__ENTRIES PROVIDED__.
__________________________________________________

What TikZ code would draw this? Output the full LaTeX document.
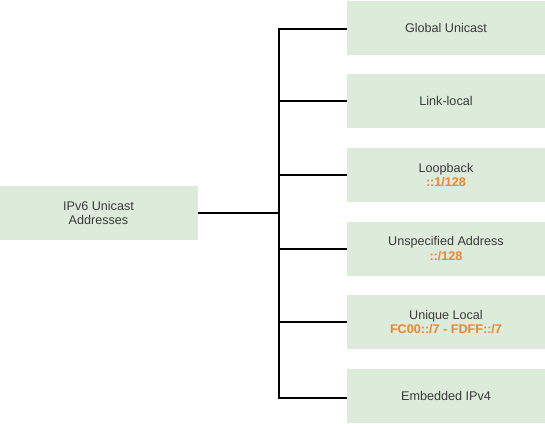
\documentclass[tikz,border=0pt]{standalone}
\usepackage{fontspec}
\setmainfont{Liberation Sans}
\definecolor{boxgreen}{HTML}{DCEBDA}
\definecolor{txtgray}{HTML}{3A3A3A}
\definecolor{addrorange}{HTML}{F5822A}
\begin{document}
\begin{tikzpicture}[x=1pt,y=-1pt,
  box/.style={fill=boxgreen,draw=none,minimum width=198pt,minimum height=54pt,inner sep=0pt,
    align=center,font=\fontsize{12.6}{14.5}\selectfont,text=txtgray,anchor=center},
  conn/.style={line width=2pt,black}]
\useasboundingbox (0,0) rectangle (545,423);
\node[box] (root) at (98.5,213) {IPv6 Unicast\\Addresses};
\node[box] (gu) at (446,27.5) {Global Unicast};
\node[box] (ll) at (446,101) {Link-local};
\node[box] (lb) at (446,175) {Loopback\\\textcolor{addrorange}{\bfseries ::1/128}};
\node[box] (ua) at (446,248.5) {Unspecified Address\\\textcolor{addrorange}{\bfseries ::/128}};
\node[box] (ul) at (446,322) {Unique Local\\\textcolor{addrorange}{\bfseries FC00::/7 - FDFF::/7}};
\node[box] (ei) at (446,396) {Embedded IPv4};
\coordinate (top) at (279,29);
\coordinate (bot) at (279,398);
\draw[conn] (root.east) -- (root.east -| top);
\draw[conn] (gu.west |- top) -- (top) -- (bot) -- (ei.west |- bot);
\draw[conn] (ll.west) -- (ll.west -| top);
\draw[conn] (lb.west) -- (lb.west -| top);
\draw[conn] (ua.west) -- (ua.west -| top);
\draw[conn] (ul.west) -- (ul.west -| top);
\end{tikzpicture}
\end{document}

__________________________________________________

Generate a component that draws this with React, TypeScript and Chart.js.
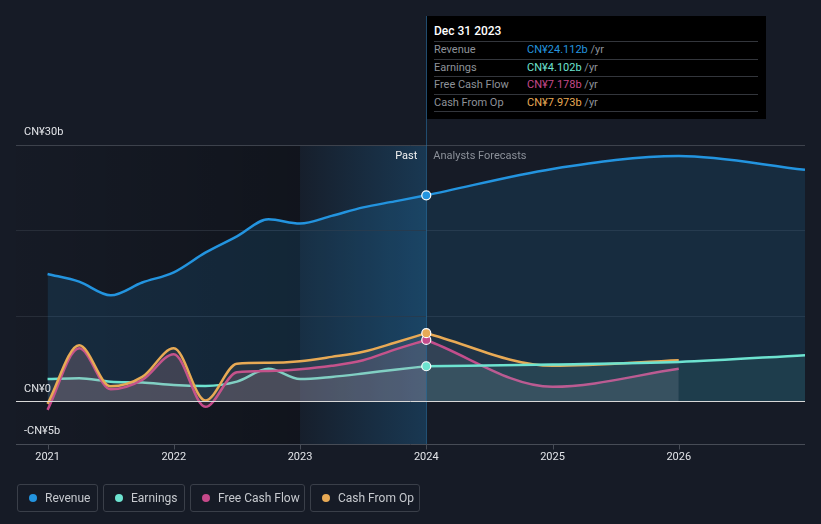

__________________________________________________

Using the entries above, find all lines with "this". Copy them.

__WRITTEN ANSWER__.
What TikZ code would draw this? Output the full LaTeX document.
Generate a component that draws this with React, TypeScript and Chart.js.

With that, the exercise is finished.